The S&P/NZX 50 Index rose 62.49 points, or 0.8 per cent, to 8235.09. Within the index, 29 stocks rose, 12 fell and nine were unchanged. Turnover was $138 million.
"The volumes have really gone into Christmas mode," said David Price, broker at Forsyth Barr. "Turnover is very light for a lot of the leaders, and some of the movements have been very pronounced but not on very big volumes. Even in the bigger, liquid stocks, they're getting skewed at the end. At the moment there's not much on the other side in some stocks so we are getting quite big movements in the matches."
Xero was the best performer, up 3 per cent to $30.90. NZX rose 2.8 per cent to $1.12 and Z Energy gained 2.6 per cent to $7.82.
"There's not a lot of company news, as you'd expect," Price said. "The market has had 11 months positive, it's been a pretty big year and people are quite happy — there's certainly an eye on the countdown to the summer holidays."
Summerset Group Holdings was the worst performer, down 1.3 per cent to $5.18, with Comvita falling 0.7 per cent to $7.45 and Sanford down 0.6 per cent to $8.25.
Outside the benchmark index, TIL Logistics Group closed at $2.75. The New Plymouth-based trucking and logistics company, formerly known as Transport Investments, joined the bourse on Thursday after completing a reverse listing through Bethunes Investments, although buyers and sellers didn't manage to meet on day one.
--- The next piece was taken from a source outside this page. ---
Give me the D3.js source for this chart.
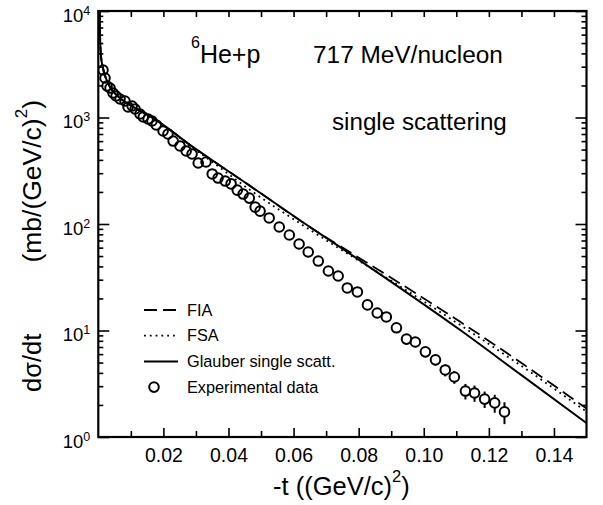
<!DOCTYPE html>
<html>
<head>
<meta charset="utf-8">
<style>
  body { margin: 0; background: #fff; }
  svg { font-family: "Liberation Sans", Arial, Helvetica, sans-serif; }
</style>
</head>
<body>
<svg id="chart" width="603" height="505"></svg>
<script src="https://cdn.jsdelivr.net/npm/d3@7"></script>
<script>
// experimental points: -t, dsigma/dt, error
const expT = [0.00145,0.00206,0.00268,0.0036,0.00452,0.00545,0.00668,0.0082,0.00914,0.0104,
  0.0113,0.0128,0.0138,0.0153,0.0165,0.0178,0.0199,0.0214,0.0230,0.0251,
  0.0270,0.0288,0.0307,0.0331,0.0350,0.0368,0.0390,0.0408,0.0427,0.0445,
  0.0464,0.0482,0.0497,0.0525,0.0556,0.0587,0.0617,0.0645,0.0676,0.0707,
  0.0737,0.0765,0.0796,0.0827,0.0857,0.0885,0.0916,0.0947,0.0974,0.1005,
  0.1036,0.1066,0.1094,0.1128,0.1156,0.1187,0.1218,0.1248];
const expV = [2793,2349,1976,1892,1698,1592,1492,1428,1256,1282,
  1202,1079,1011,968,927,851,747,700,601,540,
  485,454,374,382,295,270,253,238,208,191,
  175,144,132,114,93.7,78.8,64.9,54.6,44.9,36.2,
  32.5,25.1,23.0,17.4,14.6,13.4,10.6,8.3,7.8,6.3,
  5.3,4.26,3.66,2.70,2.59,2.27,2.09,1.72];
const expErr = [0,0,0,0,0,0,0,0,0,0,
  0,0,0,0,0,0,0,0,0,0,
  0,0,0,0,0,0,0,0,0,0,
  0,10,9,8,6,5,4,3.5,3,2.5,
  2.2,1.8,1.7,1.3,1.1,1.0,0.8,0.9,0.85,0.7,
  0.6,0.55,0.5,0.45,0.45,0.4,0.4,0.4];

// calculations
const curveT = [0.0003,0.0004,0.0006,0.0009,0.0014,0.0021,0.0036,0.0067,0.0113,0.0159,
  0.0221,0.0282,0.0313,0.0467,0.0651,0.0744,0.0891,0.1113,0.1297,0.15];
const glauber = [16000,10000,5000,3600,2950,2450,1930,1520,1230,1030,
  763,552,474,227,93.3,60.4,29.9,10.05,3.87,1.35];
const fia = [16000,10000,5000,3600,2950,2450,1930,1520,1230,1030,
  763,552,474,227,93.3,61.7,32.5,12.0,5.03,1.85];
const fsa = [16000,10000,5000,3600,2950,2450,1930,1520,1230,1030,
  763,537,462,208,87.9,57.9,30.5,11.2,4.72,1.73];

const xTicks = [0.02,0.04,0.06,0.08,0.10,0.12,0.14];
const xMinor = [0.01,0.03,0.05,0.07,0.09,0.11,0.13];
const yDecades = [1,10,100,1000,10000];

const legendItems = ["FIA","FSA","Glauber single scatt.","Experimental data"];

const svg = d3.select("#chart");
const L = 98.3, R = 586.5, T = 11, B = 437;

const x = d3.scaleLinear().domain([0,0.15]).range([L,R]);
const y = d3.scaleLog().domain([1,1e4]).range([B,T]);

svg.append("clipPath").attr("id","clip")
  .append("rect").attr("x",L).attr("y",T).attr("width",R-L).attr("height",B-T);

// minor y ticks (2..9 per decade)
const yMinor = [];
for (let d = 1; d < 1e4; d *= 10) for (let k = 2; k <= 9; k++) yMinor.push(d*k);

function styleAxis(g) {
  g.select(".domain").remove();
  g.selectAll(".tick line").attr("stroke","#000").attr("stroke-width",1.6);
}

// bottom axis
svg.append("g").attr("transform",`translate(0,${B})`)
  .call(d3.axisBottom(x).tickValues(xMinor).tickSize(-6).tickFormat(""))
  .call(styleAxis);
const xb = svg.append("g").attr("transform",`translate(0,${B})`)
  .call(d3.axisBottom(x).tickValues(xTicks).tickSize(-9).tickFormat(d3.format(".2f")))
  .call(styleAxis);
xb.selectAll(".tick text").attr("y",25).attr("dy",0)
  .attr("font-size",19.5).attr("fill","#000");

// top axis
svg.append("g").attr("transform",`translate(0,${T})`)
  .call(d3.axisTop(x).tickValues(xTicks.concat(xMinor)).tickSize(-6).tickFormat(""))
  .call(styleAxis);

// left axis
svg.append("g").attr("transform",`translate(${L},0)`)
  .call(d3.axisLeft(y).tickValues(yMinor).tickSize(-5).tickFormat(""))
  .call(styleAxis);
const yl = svg.append("g").attr("transform",`translate(${L},0)`)
  .call(d3.axisLeft(y).tickValues(yDecades).tickSize(-11).tickFormat(""))
  .call(styleAxis);
yl.selectAll(".tick text").each(function(d) {
  const t = d3.select(this);
  t.text(null).attr("x",-8).attr("dy",0).attr("y",10).attr("fill","#000")
    .attr("font-size",18.5).attr("text-anchor","end");
  t.append("tspan").text("10");
  t.append("tspan").attr("dy",-7).attr("font-size",12.5).text(Math.round(Math.log10(d)));
});

// right axis
svg.append("g").attr("transform",`translate(${R},0)`)
  .call(d3.axisRight(y).tickValues(yMinor).tickSize(-5).tickFormat(""))
  .call(styleAxis);
svg.append("g").attr("transform",`translate(${R},0)`)
  .call(d3.axisRight(y).tickValues(yDecades).tickSize(-11).tickFormat(""))
  .call(styleAxis);

// frame
svg.append("rect").attr("x",L).attr("y",T).attr("width",R-L).attr("height",B-T)
  .attr("fill","none").attr("stroke","#000").attr("stroke-width",2.2);

// curves
const plot = svg.append("g").attr("clip-path","url(#clip)");
const line = d3.line().x(d => x(d[0])).y(d => y(d[1])).curve(d3.curveMonotoneX);
const series = [
  {v: fia, dash: "13,6", w: 1.8},
  {v: fsa, dash: "1.8,4", w: 1.8},
  {v: glauber, dash: null, w: 2}
];
series.forEach(s => {
  plot.append("path").datum(curveT.map((t,i) => [t, s.v[i]]))
    .attr("d", line).attr("fill","none").attr("stroke","#000")
    .attr("stroke-width", s.w).attr("stroke-dasharray", s.dash);
});

// experimental data
const r = 4.8;
const pts = expT.map((t,i) => ({t, v: expV[i], e: expErr[i]}));
const pg = plot.append("g");
pts.forEach(p => {
  const cx = x(p.t), cy = y(p.v);
  if (p.e > 0) {
    const y1 = y(p.v + p.e), y2 = y(p.v - p.e);
    if (y1 < cy - r) pg.append("line").attr("x1",cx).attr("x2",cx).attr("y1",y1).attr("y2",cy-r)
      .attr("stroke","#000").attr("stroke-width",2);
    if (y2 > cy + r) pg.append("line").attr("x1",cx).attr("x2",cx).attr("y1",cy+r).attr("y2",y2)
      .attr("stroke","#000").attr("stroke-width",2);
  }
  pg.append("circle").attr("cx",cx).attr("cy",cy).attr("r",r)
    .attr("fill","none").attr("stroke","#000").attr("stroke-width",2);
});

// legend
const lg = svg.append("g");
legendItems.forEach((name,i) => {
  const ly = 310 + i*25.7;
  if (i < 3) {
    lg.append("line").attr("x1",144).attr("x2",178).attr("y1",ly).attr("y2",ly)
      .attr("stroke","#000").attr("stroke-width",series[i].w)
      .attr("stroke-dasharray", series[i].dash);
  } else {
    lg.append("circle").attr("cx",154).attr("cy",ly).attr("r",r)
      .attr("fill","none").attr("stroke","#000").attr("stroke-width",2);
  }
  lg.append("text").attr("x",187).attr("y",ly+5.5).attr("font-size",16.3).text(name);
});

// annotations
const a1 = svg.append("text").attr("x",191).attr("y",63).attr("font-size",25);
a1.append("tspan").attr("dy",-15).attr("font-size",16).text("6");
a1.append("tspan").attr("dy",15).text("He+p");
svg.append("text").attr("x",313).attr("y",63).attr("font-size",24.4).text("717 MeV/nucleon");
svg.append("text").attr("x",332).attr("y",130).attr("font-size",24.2).text("single scattering");

// axis titles
const xt = svg.append("text").attr("x",273).attr("y",495).attr("font-size",25.5);
xt.append("tspan").text("-t  ((GeV/c)");
xt.append("tspan").attr("dy",-13).attr("font-size",16.5).text("2");
xt.append("tspan").attr("dy",13).text(")");

svg.append("text").attr("transform","translate(41,392) rotate(-90)")
  .attr("font-size",25.5).text("d\u03c3/dt");
const yt = svg.append("text").attr("transform","translate(41,100) rotate(-90)")
  .attr("font-size",26.5).attr("text-anchor","end");
yt.append("tspan").text("(mb/(GeV/c)");
yt.append("tspan").attr("dy",-14).attr("font-size",17).text("2");
yt.append("tspan").attr("dy",14).text(")");
</script>
</body>
</html>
The reverse listing placed an implied equity value on the company of $122.2m at the $1.50 share price, meaning yesterday's closing price was at an 83 per cent premium.
Fliway Group was unchanged at $1.21. Its shareholders have backed a $55.4m takeover offer from Singaporean logistics firm Yang Kee Logistics, which will see another company leave the NZX.
At a special meeting in Auckland yesterday, almost 99 per cent of votes cast were in favour of the $1.22-a-share offer, which was at the upper end of the valuation range by independent adviser KordaMentha. The transaction was via a scheme implementation agreement, meaning it needed at least 50 per cent of the total shares cast, and of that, 75 per cent had to be in favour. Almost 68 per cent of stock on issue was cast, including the holding of controlling shareholder and chief executive Duncan Hawkesby.